Hot Chocolate Pots
YOU WILL NEED:
◻ 140g butter, at room temperature, plus 1 tsp to grease the ramekins
◻ Scant ¾ cup (140g) caster
sugar
◻ 2 eggs
◻ 1 tsp vanilla extract
◻ 1 cup (110g) plain flour
◻ 30g cocoa powder
◻ 4 heaped tsp chocolate spread
(Suzanne uses Nutella)
IF MAKING AHEAD TO FREEZE
1
Grease all four ramekins with the teaspoon of butter and set aside.
2
Put the butter and sugar into a mixing bowl and whisk until light and fluffy.
3
Add the eggs, vanilla, flour and cocoa powder, and whisk again until you have a lump-free batter.
4
Half-fill each ramekin with the batter.
5
Spoon one heaped teaspoon of chocolate spread into the centre of each ramekin, then cover them with the rest of the batter.
6
Wrap each ramekin with cling film and tin foil, and place in the freezer.
7
To oven cook, preheat the oven to 160°C. Unwrap the ramekins and cook the frozen puddings for 25 minutes. Either run a knife carefully down the side of each and tip out onto a plate, or serve as they are in the ramekins.
8
To air fry, preheat the air fryer to 160°C. Unwrap the ramekins and cook the frozen puddings in the air fryer for 20 minutes. Either run a knife carefully down the side of each and tip out onto a plate, or serve as they are in the ramekins.
IF COOKING NOW
1 Follow the method in ‘making ahead to freeze’ section up until the end of step five. 2
Preheat the oven to 160°C. Cook the puddings for 19 minutes.
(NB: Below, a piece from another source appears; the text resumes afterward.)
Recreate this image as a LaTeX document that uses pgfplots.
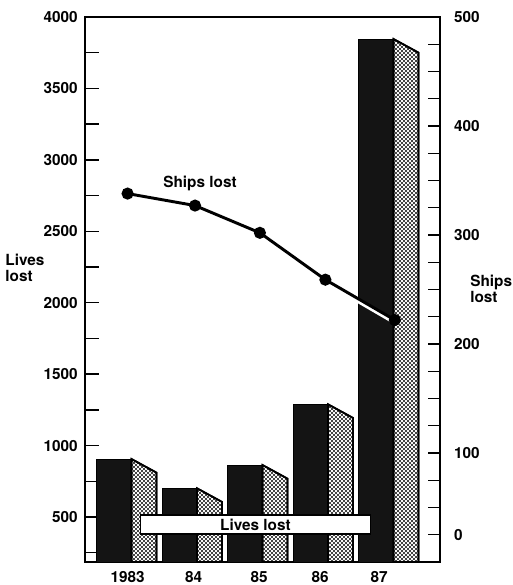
\documentclass[border=0pt]{standalone}
\usepackage{pgfplots}
\pgfplotsset{compat=1.18}
\usepackage{fontspec}
\setmainfont{TeX Gyre Heros}
\usetikzlibrary{patterns}
\newcommand\ff{\fontsize{11.5pt}{12pt}\selectfont\bfseries}
\pgfdeclarepatternformonly{bigdots}{\pgfqpoint{-1pt}{-1pt}}{\pgfqpoint{4pt}{4pt}}{\pgfqpoint{3pt}{3pt}}%
{%
  \pgfpathcircle{\pgfqpoint{0pt}{0pt}}{0.8pt}%
  \pgfpathcircle{\pgfqpoint{1.5pt}{1.5pt}}{0.8pt}%
  \pgfusepath{fill}%
}

\begin{document}
\begin{tikzpicture}
\pgfplotsset{
  base/.style={
    scale only axis, width=266.25pt, height=408.75pt,
    at={(63.75pt,17.25pt)}, anchor=south west,
    xmin=-0.65, xmax=4.77, clip=false,
    /pgf/number format/assume math mode=true,
    /pgf/number format/1000 sep={},
    tick label style={font=\ff},
    axis line style={line width=1.2pt},
    every tick/.style={line width=1.1pt, black},
    tick align=inside,
  },
  front/.style={fill=black!92, draw=black, line width=0.6pt},
  side/.style={fill=white, postaction={pattern=bigdots}, draw=black, line width=1.3pt},
}
% ---------------- left axis : lives lost (bars) ----------------
\begin{axis}[base,
  ymin=185, ymax=4000,
  ytick={500,1000,...,4000},
  minor ytick={250,750,...,3750},
  ytick pos=left,
  major tick length=10.5pt, minor tick length=10.5pt,
  xtick={0,1.01,2.01,2.94,3.84},
  xticklabels={1983,84,85,86,87},
  xtick pos=bottom,
  xtick style={draw=none},
  xticklabel style={yshift=-3.2pt},
  yticklabel style={xshift=-2pt},
]
% 1983
\addplot[front] coordinates {(-0.47,185) (-0.47,906) (0.06,906) (0.06,185)} -- cycle;
\addplot[side]  coordinates {(0.06,185) (0.06,906) (0.44,811) (0.44,185)} -- cycle;
% 84
\addplot[front] coordinates {(0.53,185) (0.53,701) (1.06,701) (1.06,185)} -- cycle;
\addplot[side]  coordinates {(1.06,185) (1.06,701) (1.44,606) (1.44,185)} -- cycle;
% 85
\addplot[front] coordinates {(1.53,185) (1.53,864) (2.06,864) (2.06,185)} -- cycle;
\addplot[side]  coordinates {(2.06,185) (2.06,864) (2.44,769) (2.44,185)} -- cycle;
% 86
\addplot[front] coordinates {(2.53,185) (2.53,1289) (3.06,1289) (3.06,185)} -- cycle;
\addplot[side]  coordinates {(3.06,185) (3.06,1289) (3.44,1194) (3.44,185)} -- cycle;
% 87
\addplot[front] coordinates {(3.53,185) (3.53,3846) (4.06,3846) (4.06,185)} -- cycle;
\addplot[side]  coordinates {(4.06,185) (4.06,3846) (4.44,3751) (4.44,185)} -- cycle;

\node[draw=black, line width=0.8pt, fill=white, minimum width=173pt,
      minimum height=14.25pt, inner sep=0pt, font=\ff]
      at (rel axis cs:0.480,0.0688) {Lives lost};
\node[anchor=west, align=left, font=\ff, inner sep=0pt] at (rel axis cs:-0.225,0.539) {Lives\\lost};
\end{axis}
% ---------------- right axis : ships lost (line) ----------------
\begin{axis}[base,
  ymin=0, ymax=500,
  axis x line=none,
  axis y line*=right,
  ytick={25,50,...,500},
  yticklabels={0,{},{},100,{},{},{},200,{},{},{},300,{},{},{},400,{},{},{},500},
  major tick length=9pt,
  yticklabel style={xshift=7pt},
]
\addplot[white, line width=3pt, yshift=-1.8pt, forget plot]
  coordinates {(0,338) (1.03,327) (2.02,302) (3.02,259) (4.08,222)};
\addplot[black, line width=2.2pt, mark=*, mark size=3.4pt]
  coordinates {(0,338) (1.03,327) (2.02,302) (3.02,259) (4.08,222)};
\node[font=\ff] at (rel axis cs:0.324,0.695) {Ships lost};
\node[anchor=west, align=left, font=\ff, inner sep=0pt] at (rel axis cs:1.0845,0.501) {Ships\\lost};
\end{axis}
\pgfresetboundingbox
\useasboundingbox (0,0) rectangle (384pt,438.75pt);
\end{tikzpicture}
\end{document}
Either run a knife carefully down the side of each and tip out onto a plate, or serve as they are in the ramekins. 3 Preheat the air fryer to 160°C. Cook the puddings in the air fryer for 15 minutes. Either run a knife carefully down the side of each and tip out onto a plate, or serve as they are in the ramekins.